A few examples of how Indiana is using the funding formulas to effect positive change are appropriate. They are moving away from funding institutions on the basis of students enrolled, towards rewarding them on the basis of actual outcomes. For example, they are transitioning to relating subsidy payments to courses successfully completed instead of courses attempted. They give institutions that improve their four and five year graduation rates added incentives --up to several thousand dollars per graduate.
Concerned about low levels of minority achievement, added incentive payments were approved for raising minority graduation rates. Concerned about the ease of transfer of credit between institutions, the Board has been giving some incentive payments to the community colleges (most predominantly, Ivy Tech, which has several branches). Realizing the community colleges already want transfer of credit to occur, the Commission is revising its incentive system to rewarding four year schools that actually give credit to community college or other students wanting transfer.
I applauded them for their efforts, but noted a problem that no doubt will be aggravated by this move, one I think some of the commissioners had not considered --grade inflation.

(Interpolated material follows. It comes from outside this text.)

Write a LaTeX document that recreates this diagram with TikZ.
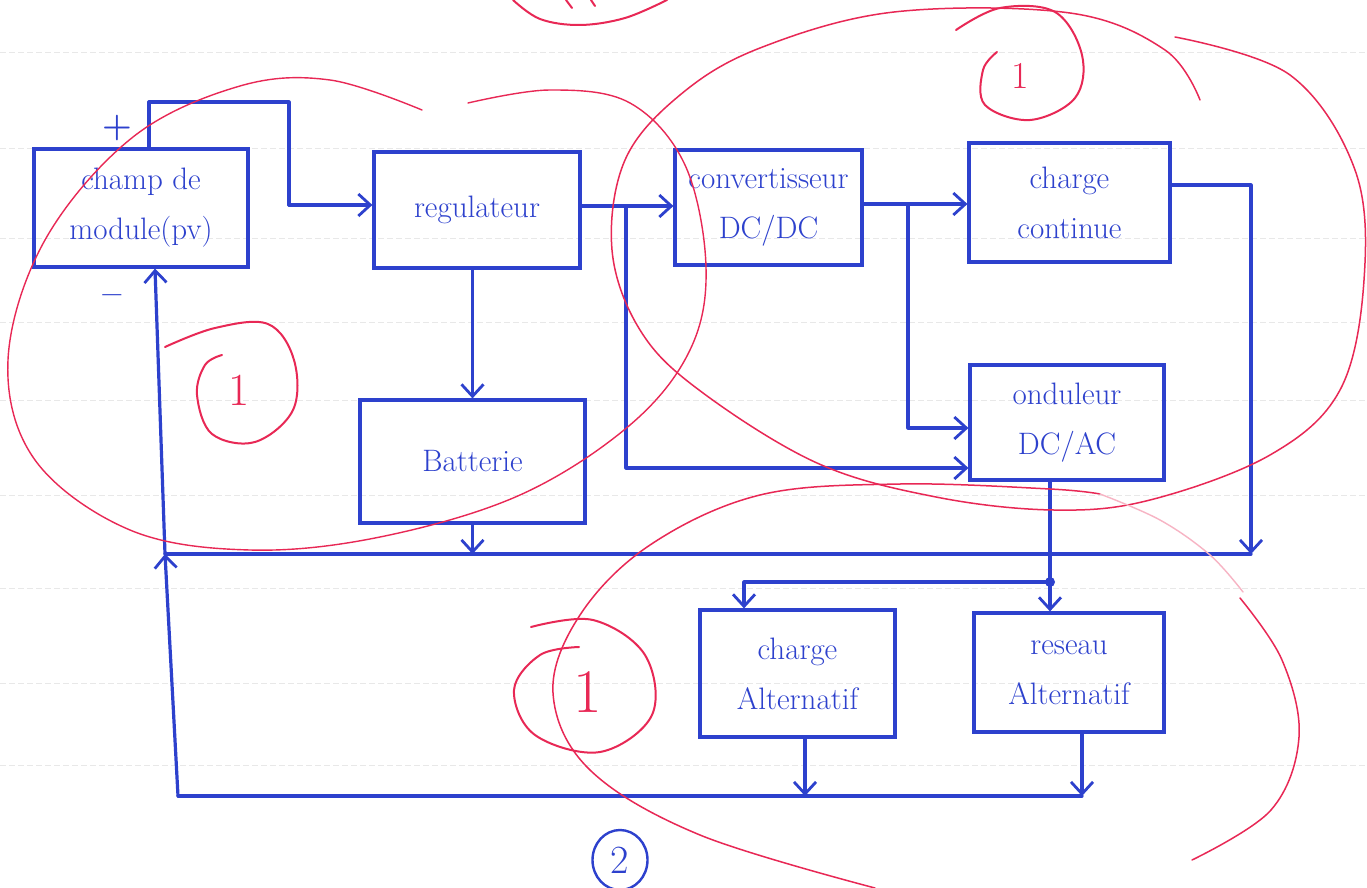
\documentclass[tikz,border=0pt]{standalone}
\usepackage{fontspec}
\usetikzlibrary{arrows.meta,shapes.geometric}
\definecolor{pen}{RGB}{45,65,205}
\definecolor{redpen}{RGB}{232,40,85}
\begin{document}
\begin{tikzpicture}[x=1pt,y=-1pt,
  wire/.style={pen, line width=3.2pt, line cap=round, line join=round},
  arr/.style={wire, -{Straight Barb[length=12pt,width=22pt,line width=2.8pt]}},
  box/.style={draw=pen, line width=3.2pt, text=pen, font=\fontsize{31}{50}\selectfont, align=center, inner sep=0pt},
  sign/.style={text=pen, font=\fontsize{34}{34}\selectfont\bfseries, inner sep=0pt},
  redink/.style={redpen, line width=2pt, line cap=round, line join=round},
  redfaint/.style={redpen!35, line width=1.4pt, line cap=round},
  redtxt/.style={text=redpen, inner sep=0pt},
  paper/.style={gray!18, line width=0.8pt, dash pattern=on 6pt off 3pt}
]
\fill[white] (0,0) rectangle (1367,888);
\useasboundingbox (0,0) rectangle (1367,888);

% faint ruled paper lines
\foreach \yy in {52,148,238,322,400,495,588,683,765}
  \draw[paper] (0,\yy) -- (1367,\yy);

% boxes
\node[box, minimum width=214, minimum height=118] (champ) at (141,208) {champ de\\module(pv)};
\node[box, minimum width=206, minimum height=116] (reg) at (477,210) {regulateur};
\node[box, minimum width=187, minimum height=115] (conv) at (768.5,207.5) {convertisseur\\DC/DC};
\node[box, minimum width=201, minimum height=119] (cc) at (1069.5,202.5) {charge\\continue};
\node[box, minimum width=194, minimum height=115] (ond) at (1067,422.5) {onduleur\\DC/AC};
\node[box, minimum width=225, minimum height=123] (bat) at (472.5,461.5) {Batterie};
\node[box, minimum width=195, minimum height=127] (ca) at (797.5,673.5) {charge\\Alternatif};
\node[box, minimum width=190, minimum height=119] (ra) at (1069,672.5) {reseau\\Alternatif};

% signs
\node[sign] (plus) at (117,128) {+};
\node[sign] (minus) at (112,300) {\textendash};

% coordinates
\coordinate (pA) at (149,102);
\coordinate (pB) at (289,102);
\coordinate (pC) at (289,205);
\coordinate (r1) at (580,206);
\coordinate (j1) at (626,206);
\coordinate (j1b) at (626,468);
\coordinate (c1) at (865,204);
\coordinate (j2) at (908,204);
\coordinate (j2b) at (908,428);
\coordinate (c2) at (1170,185);
\coordinate (bL) at (165,554);
\coordinate (bR) at (1251,554);
\coordinate (botL) at (178,796);
\coordinate (botR) at (1082,796);
\coordinate (cs) at (155,267);
\coordinate (dot) at (1050,582);
\coordinate (k) at (744,582);
\coordinate (q1) at (805,796);

% connectors
\draw[wire] (champ.north -| pA) -- (pA) -- (pB) -- (pC);
\draw[arr] (pC) -- (reg.west |- pC);
\draw[arr] (reg.east |- r1) -- (conv.west |- r1);
\draw[arr] (j1) -- (j1b) -- (ond.west |- j1b);
\draw[arr] (reg.south -| bat.north) -- (bat.north);
\draw[arr] (conv.east |- c1) -- (cc.west |- c1);
\draw[arr] (j2) |- (ond.west |- j2b);
\draw[arr] (cc.east |- c2) -| (bR);
\draw[wire] (bL) -- (bR);
\draw[arr] (bat.south) -- (bat.south |- bL);
\draw[wire] (botL) -- (botR);
\draw[arr] (botL) -- (bL);
\draw[arr] (bL) -- (champ.south -| cs);
\draw[wire] (ond.south -| dot) -- (dot);
\fill[pen] (dot) circle (5);
\draw[arr] (dot) -- (ra.north -| dot);
\draw[arr] (dot) -- (k) -- (ca.north -| k);
\draw[arr] (ca.south -| q1) -- (q1);
\draw[arr] (ra.south -| botR) -- (botR);

% circled 2
\node[ellipse, draw=pen, line width=2.4pt, text=pen, minimum width=55, minimum height=60, inner sep=0pt,
      font=\fontsize{40}{40}\selectfont] (two) at (620,860) {2};

% red marks at top
\draw[redink] plot[smooth, tension=0.6] coordinates {(513,0) (540,19) (580,25) (625,18) (667,0)};
\draw[redink] (566,0) -- (572,8);
\draw[redink] (591,0) -- (595,6);

% left loop
\draw[redink, line width=1.4pt] plot[smooth, tension=0.6] coordinates {(422,110) (330,80) (240,86) (133,137) (45,240) (8,360) (35,460) (130,530) (250,550) (380,537) (520,495) (630,425) (690,350) (706,267) (685,165) (630,103) (550,90) (468,103)};

% right loop
\draw[redink, line width=1.5pt] plot[smooth, tension=0.6] coordinates {(1175,37) (1290,75) (1355,170) (1364,280) (1340,390) (1270,455) (1150,500) (1054,510) (936,497) (817,463) (699,390) (640,330) (612,250) (625,160) (680,95) (760,48) (894,12) (1070,13) (1165,50) (1200,100)};

% bottom loop
\draw[redink, line width=1.5pt] plot[smooth, tension=0.6] coordinates {(875,888) (700,835) (590,770) (553,693) (580,615) (650,545) (760,495) (900,484) (1050,489) (1100,494)};
\draw[redfaint] plot[smooth, tension=0.6] coordinates {(1100,494) (1160,520) (1210,555) (1243,592)};
\draw[redink, line width=1.5pt] plot[smooth, tension=0.6] coordinates {(1240,598) (1282,660) (1299,737) (1271,810) (1192,860)};

% circled ones
\draw[redink] plot[smooth, tension=0.6] coordinates {(165,347) (215,328) (268,324) (294,360) (293,410) (255,442) (212,434) (197,395) (205,365) (222,355)};
\node[redtxt, font=\fontsize{46}{46}\selectfont] (one1) at (239,390) {1};

\draw[redink] plot[smooth, tension=0.6] coordinates {(956,30) (1000,8) (1055,12) (1082,55) (1075,98) (1030,120) (985,105) (983,70) (997,52)};
\node[redtxt, font=\fontsize{38}{38}\selectfont] (one2) at (1020,76) {1};

\draw[redink] plot[smooth, tension=0.6] coordinates {(531,627) (593,620) (645,655) (652,715) (600,752) (535,735) (514,690) (540,655) (579,647)};
\node[redtxt, font=\fontsize{62}{62}\selectfont] (one3) at (588,692) {1};
\end{tikzpicture}
\end{document}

If you give schools money for getting students through courses or graduation, you put pressures on to NOT fail students. Incentives rise to lower academic standards. Did the Commission vote to improve efficiency or lower academic standards? Time will tell.
I think the Commissioners were a bit surprised to learn that an Indiana-devised test instrument, the National Survey of Student Engagement, is widely used nationally but whose results are little known by the general public. I urged them to encourage schools to use Nessie, probably by using carrots (incentives) rather than sticks (requiring the use of the test). More important than using it, is analyzing and reporting its results to the general public, in a uniform manner for all Indiana higher education institutions under public control (the board has no control over the state's fine private schools, such as Notre Dame and my favorite, Wabash College, one of the top liberal arts institutions in the country according to the forbes.com rankings done by CCAP.
Indiana is a fiscally conservative state, and it is paying off. They have $1.3 billion in the bank, and deficits have not begun yet, although they will shortly. Consequently, the coordinating board recommended a budget that is essentially flat in terms of subsidies, an outcome many states would envy in the months ago when declining economic conditions really start hitting college campuses.